• Your goal: For this exercise, repeat all of the material verbatim apart from its images.

• Source excerpt:
■ ■ ■ ■ ■ ■ ■

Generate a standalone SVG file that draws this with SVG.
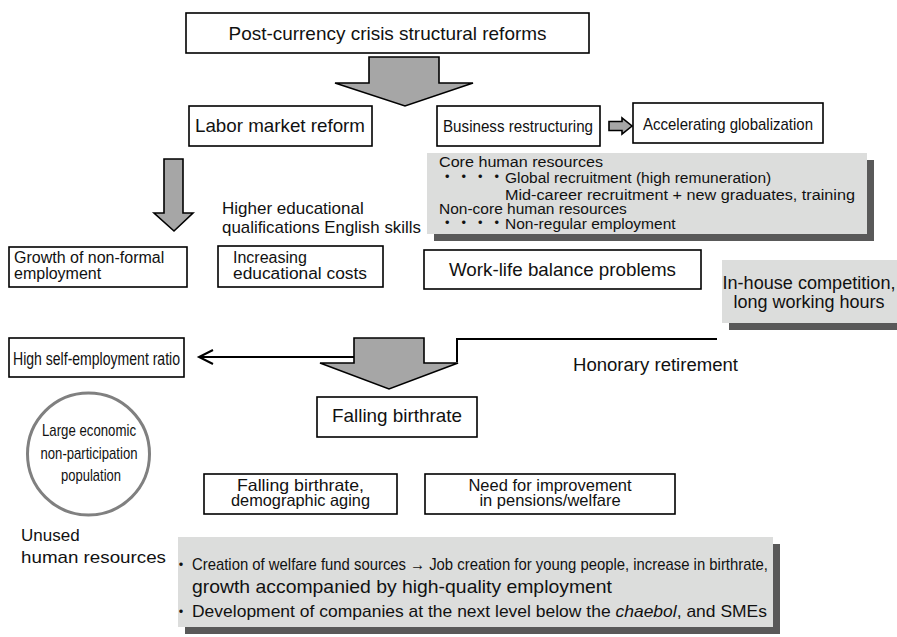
<svg xmlns="http://www.w3.org/2000/svg" width="897" height="637" viewBox="0 0 897 637">
<style>
text{font-family:"Liberation Sans",Arial,"Noto Sans CJK JP",sans-serif;fill:#111}
.box{fill:#fff;stroke:#000;stroke-width:1.6}
.gray{fill:#dcdddc}
.shadow{fill:#595959}
.big{fill:#a6a6a6;stroke:#000;stroke-width:1.6;stroke-linejoin:miter}
.line{fill:none;stroke:#000;stroke-width:2}
.c{text-anchor:middle}
</style>
<g id="connectors">
<polygon class="big" points="369,57 439,57 439,83 473,83 405,106 335,83 369,83"/>
<polygon class="big" points="609,121.5 622,121.5 622,118 632,126 622,134 622,130.5 609,130.5"/>
<polygon class="big" points="164,159 183,159 183,213 193,213 174,231 154,213 164,213"/>
<path class="line" d="M717,339 H457 V362"/>
<path class="line" d="M354,357 H199"/>
<path class="line" d="M213,350 L199,357 L213,364"/>
<polygon class="big" points="354,338 424,338 424,363 458,363 389,389 320,363 354,363"/>
</g>
<g id="n-post">
<rect class="box" x="186" y="13" width="403" height="40"/>
<text x="387.5" y="40" class="c" font-size="19" textLength="318" lengthAdjust="spacingAndGlyphs">Post-currency crisis structural reforms</text>
</g>
<g id="n-labor">
<rect class="box" x="189" y="106" width="183" height="40"/>
<text x="195" y="132" font-size="18.5" textLength="170" lengthAdjust="spacingAndGlyphs">Labor market reform</text>
</g>
<g id="n-business">
<rect class="box" x="437" y="106" width="163" height="40"/>
<text x="443" y="131.5" font-size="17" textLength="150" lengthAdjust="spacingAndGlyphs">Business restructuring</text>
</g>
<g id="n-global">
<rect class="box" x="633" y="103" width="190" height="40"/>
<text x="643" y="129.5" font-size="17" textLength="170" lengthAdjust="spacingAndGlyphs">Accelerating globalization</text>
</g>
<g id="n-core">
<rect class="shadow" x="434" y="160" width="440" height="81"/>
<rect class="gray" x="427" y="153" width="440" height="81"/>
<text x="439" y="167" font-size="15.5" textLength="164" lengthAdjust="spacingAndGlyphs">Core human resources</text>
<text x="439" y="183" font-size="15.5"><tspan font-size="16.5">・・・・</tspan><tspan x="505">Global recruitment (high remuneration)</tspan></text>
<text x="505" y="199.5" font-size="15.5" textLength="350" lengthAdjust="spacingAndGlyphs">Mid-career recruitment + new graduates, training</text>
<text x="439" y="214" font-size="15.5">Non-core human resources</text>
<text x="439" y="229" font-size="15.5"><tspan font-size="16.5">・・・・</tspan><tspan x="505">Non-regular employment</tspan></text>
</g>
<g id="n-higher">
<text x="222" y="214" font-size="17">Higher educational</text>
<text x="222" y="233" font-size="17" textLength="199" lengthAdjust="spacingAndGlyphs">qualifications English skills</text>
</g>
<g id="n-growth">
<rect class="box" x="9" y="247" width="178" height="40"/>
<text x="14" y="263" font-size="16">Growth of non-formal</text>
<text x="14" y="279" font-size="16">employment</text>
</g>
<g id="n-edu">
<rect class="box" x="218" y="246" width="165" height="41"/>
<text x="233" y="263" font-size="16">Increasing</text>
<text x="233" y="279" font-size="16" textLength="134" lengthAdjust="spacingAndGlyphs">educational costs</text>
</g>
<g id="n-worklife">
<rect class="box" x="424" y="250" width="277" height="39"/>
<text x="562.5" y="276" class="c" font-size="18.5" textLength="227" lengthAdjust="spacingAndGlyphs">Work-life balance problems</text>
</g>
<g id="n-inhouse">
<rect class="shadow" x="729" y="267" width="180" height="63"/>
<rect class="gray" x="722" y="260" width="180" height="63"/>
<text x="809" y="289" class="c" font-size="18" textLength="173" lengthAdjust="spacingAndGlyphs">In-house competition,</text>
<text x="809" y="308" class="c" font-size="18">long working hours</text>
</g>
<g id="n-self">
<rect class="box" x="9" y="338" width="175" height="39"/>
<text x="13" y="364.5" font-size="17.5" textLength="167" lengthAdjust="spacingAndGlyphs">High self-employment ratio</text>
</g>
<g id="n-honorary">
<text x="573" y="371" font-size="18" textLength="165" lengthAdjust="spacingAndGlyphs">Honorary retirement</text>
</g>
<g id="n-falling">
<rect class="box" x="317" y="397" width="160" height="40"/>
<text x="397" y="422" class="c" font-size="18.5" textLength="130" lengthAdjust="spacingAndGlyphs">Falling birthrate</text>
</g>
<g id="n-circle">
<circle cx="88.5" cy="454" r="61" fill="#fff" stroke="#808080" stroke-width="3"/>
<text x="89" y="436" class="c" font-size="17" textLength="94" lengthAdjust="spacingAndGlyphs">Large economic</text>
<text x="89" y="458.5" class="c" font-size="17" textLength="97" lengthAdjust="spacingAndGlyphs">non-participation</text>
<text x="91" y="481" class="c" font-size="17" textLength="60" lengthAdjust="spacingAndGlyphs">population</text>
</g>
<g id="n-aging">
<rect class="box" x="204" y="474" width="193" height="40"/>
<text x="300.5" y="490.5" class="c" font-size="16.5" textLength="127" lengthAdjust="spacingAndGlyphs">Falling birthrate,</text>
<text x="300.5" y="506" class="c" font-size="16.5" textLength="139" lengthAdjust="spacingAndGlyphs">demographic aging</text>
</g>
<g id="n-pension">
<rect class="box" x="425" y="474" width="250" height="40"/>
<text x="550" y="490.5" class="c" font-size="16.5">Need for improvement</text>
<text x="550" y="506" class="c" font-size="16.5">in pensions/welfare</text>
</g>
<g id="n-unused">
<text x="21" y="541" font-size="17">Unused</text>
<text x="21" y="563" font-size="17" textLength="145" lengthAdjust="spacingAndGlyphs">human resources</text>
</g>
<g id="n-policy">
<rect class="shadow" x="185" y="544" width="595" height="90"/>
<rect class="gray" x="178" y="537" width="595" height="90"/>
<text x="173" y="570" font-size="16">・</text>
<text x="192" y="570" font-size="17" textLength="576" lengthAdjust="spacingAndGlyphs">Creation of welfare fund sources → Job creation for young people, increase in birthrate,</text>
<text x="192" y="593" font-size="18.5" textLength="420" lengthAdjust="spacingAndGlyphs">growth accompanied by high-quality employment</text>
<text x="173" y="617" font-size="16">・</text>
<text x="192" y="617" font-size="17" textLength="575" lengthAdjust="spacingAndGlyphs">Development of companies at the next level below the <tspan font-style="italic">chaebol</tspan>, and SMEs</text>
</g>
</svg>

■ ■ ■ ■ ■ ■ ■

• Written solution:
Generate a standalone SVG file that draws this with SVG.
<svg xmlns="http://www.w3.org/2000/svg" width="897" height="637" viewBox="0 0 897 637">
<style>
text{font-family:"Liberation Sans",Arial,"Noto Sans CJK JP",sans-serif;fill:#111}
.box{fill:#fff;stroke:#000;stroke-width:1.6}
.gray{fill:#dcdddc}
.shadow{fill:#595959}
.big{fill:#a6a6a6;stroke:#000;stroke-width:1.6;stroke-linejoin:miter}
.line{fill:none;stroke:#000;stroke-width:2}
.c{text-anchor:middle}
</style>
<g id="connectors">
<polygon class="big" points="369,57 439,57 439,83 473,83 405,106 335,83 369,83"/>
<polygon class="big" points="609,121.5 622,121.5 622,118 632,126 622,134 622,130.5 609,130.5"/>
<polygon class="big" points="164,159 183,159 183,213 193,213 174,231 154,213 164,213"/>
<path class="line" d="M717,339 H457 V362"/>
<path class="line" d="M354,357 H199"/>
<path class="line" d="M213,350 L199,357 L213,364"/>
<polygon class="big" points="354,338 424,338 424,363 458,363 389,389 320,363 354,363"/>
</g>
<g id="n-post">
<rect class="box" x="186" y="13" width="403" height="40"/>
<text x="387.5" y="40" class="c" font-size="19" textLength="318" lengthAdjust="spacingAndGlyphs">Post-currency crisis structural reforms</text>
</g>
<g id="n-labor">
<rect class="box" x="189" y="106" width="183" height="40"/>
<text x="195" y="132" font-size="18.5" textLength="170" lengthAdjust="spacingAndGlyphs">Labor market reform</text>
</g>
<g id="n-business">
<rect class="box" x="437" y="106" width="163" height="40"/>
<text x="443" y="131.5" font-size="17" textLength="150" lengthAdjust="spacingAndGlyphs">Business restructuring</text>
</g>
<g id="n-global">
<rect class="box" x="633" y="103" width="190" height="40"/>
<text x="643" y="129.5" font-size="17" textLength="170" lengthAdjust="spacingAndGlyphs">Accelerating globalization</text>
</g>
<g id="n-core">
<rect class="shadow" x="434" y="160" width="440" height="81"/>
<rect class="gray" x="427" y="153" width="440" height="81"/>
<text x="439" y="167" font-size="15.5" textLength="164" lengthAdjust="spacingAndGlyphs">Core human resources</text>
<text x="439" y="183" font-size="15.5"><tspan font-size="16.5">・・・・</tspan><tspan x="505">Global recruitment (high remuneration)</tspan></text>
<text x="505" y="199.5" font-size="15.5" textLength="350" lengthAdjust="spacingAndGlyphs">Mid-career recruitment + new graduates, training</text>
<text x="439" y="214" font-size="15.5">Non-core human resources</text>
<text x="439" y="229" font-size="15.5"><tspan font-size="16.5">・・・・</tspan><tspan x="505">Non-regular employment</tspan></text>
</g>
<g id="n-higher">
<text x="222" y="214" font-size="17">Higher educational</text>
<text x="222" y="233" font-size="17" textLength="199" lengthAdjust="spacingAndGlyphs">qualifications English skills</text>
</g>
<g id="n-growth">
<rect class="box" x="9" y="247" width="178" height="40"/>
<text x="14" y="263" font-size="16">Growth of non-formal</text>
<text x="14" y="279" font-size="16">employment</text>
</g>
<g id="n-edu">
<rect class="box" x="218" y="246" width="165" height="41"/>
<text x="233" y="263" font-size="16">Increasing</text>
<text x="233" y="279" font-size="16" textLength="134" lengthAdjust="spacingAndGlyphs">educational costs</text>
</g>
<g id="n-worklife">
<rect class="box" x="424" y="250" width="277" height="39"/>
<text x="562.5" y="276" class="c" font-size="18.5" textLength="227" lengthAdjust="spacingAndGlyphs">Work-life balance problems</text>
</g>
<g id="n-inhouse">
<rect class="shadow" x="729" y="267" width="180" height="63"/>
<rect class="gray" x="722" y="260" width="180" height="63"/>
<text x="809" y="289" class="c" font-size="18" textLength="173" lengthAdjust="spacingAndGlyphs">In-house competition,</text>
<text x="809" y="308" class="c" font-size="18">long working hours</text>
</g>
<g id="n-self">
<rect class="box" x="9" y="338" width="175" height="39"/>
<text x="13" y="364.5" font-size="17.5" textLength="167" lengthAdjust="spacingAndGlyphs">High self-employment ratio</text>
</g>
<g id="n-honorary">
<text x="573" y="371" font-size="18" textLength="165" lengthAdjust="spacingAndGlyphs">Honorary retirement</text>
</g>
<g id="n-falling">
<rect class="box" x="317" y="397" width="160" height="40"/>
<text x="397" y="422" class="c" font-size="18.5" textLength="130" lengthAdjust="spacingAndGlyphs">Falling birthrate</text>
</g>
<g id="n-circle">
<circle cx="88.5" cy="454" r="61" fill="#fff" stroke="#808080" stroke-width="3"/>
<text x="89" y="436" class="c" font-size="17" textLength="94" lengthAdjust="spacingAndGlyphs">Large economic</text>
<text x="89" y="458.5" class="c" font-size="17" textLength="97" lengthAdjust="spacingAndGlyphs">non-participation</text>
<text x="91" y="481" class="c" font-size="17" textLength="60" lengthAdjust="spacingAndGlyphs">population</text>
</g>
<g id="n-aging">
<rect class="box" x="204" y="474" width="193" height="40"/>
<text x="300.5" y="490.5" class="c" font-size="16.5" textLength="127" lengthAdjust="spacingAndGlyphs">Falling birthrate,</text>
<text x="300.5" y="506" class="c" font-size="16.5" textLength="139" lengthAdjust="spacingAndGlyphs">demographic aging</text>
</g>
<g id="n-pension">
<rect class="box" x="425" y="474" width="250" height="40"/>
<text x="550" y="490.5" class="c" font-size="16.5">Need for improvement</text>
<text x="550" y="506" class="c" font-size="16.5">in pensions/welfare</text>
</g>
<g id="n-unused">
<text x="21" y="541" font-size="17">Unused</text>
<text x="21" y="563" font-size="17" textLength="145" lengthAdjust="spacingAndGlyphs">human resources</text>
</g>
<g id="n-policy">
<rect class="shadow" x="185" y="544" width="595" height="90"/>
<rect class="gray" x="178" y="537" width="595" height="90"/>
<text x="173" y="570" font-size="16">・</text>
<text x="192" y="570" font-size="17" textLength="576" lengthAdjust="spacingAndGlyphs">Creation of welfare fund sources → Job creation for young people, increase in birthrate,</text>
<text x="192" y="593" font-size="18.5" textLength="420" lengthAdjust="spacingAndGlyphs">growth accompanied by high-quality employment</text>
<text x="173" y="617" font-size="16">・</text>
<text x="192" y="617" font-size="17" textLength="575" lengthAdjust="spacingAndGlyphs">Development of companies at the next level below the <tspan font-style="italic">chaebol</tspan>, and SMEs</text>
</g>
</svg>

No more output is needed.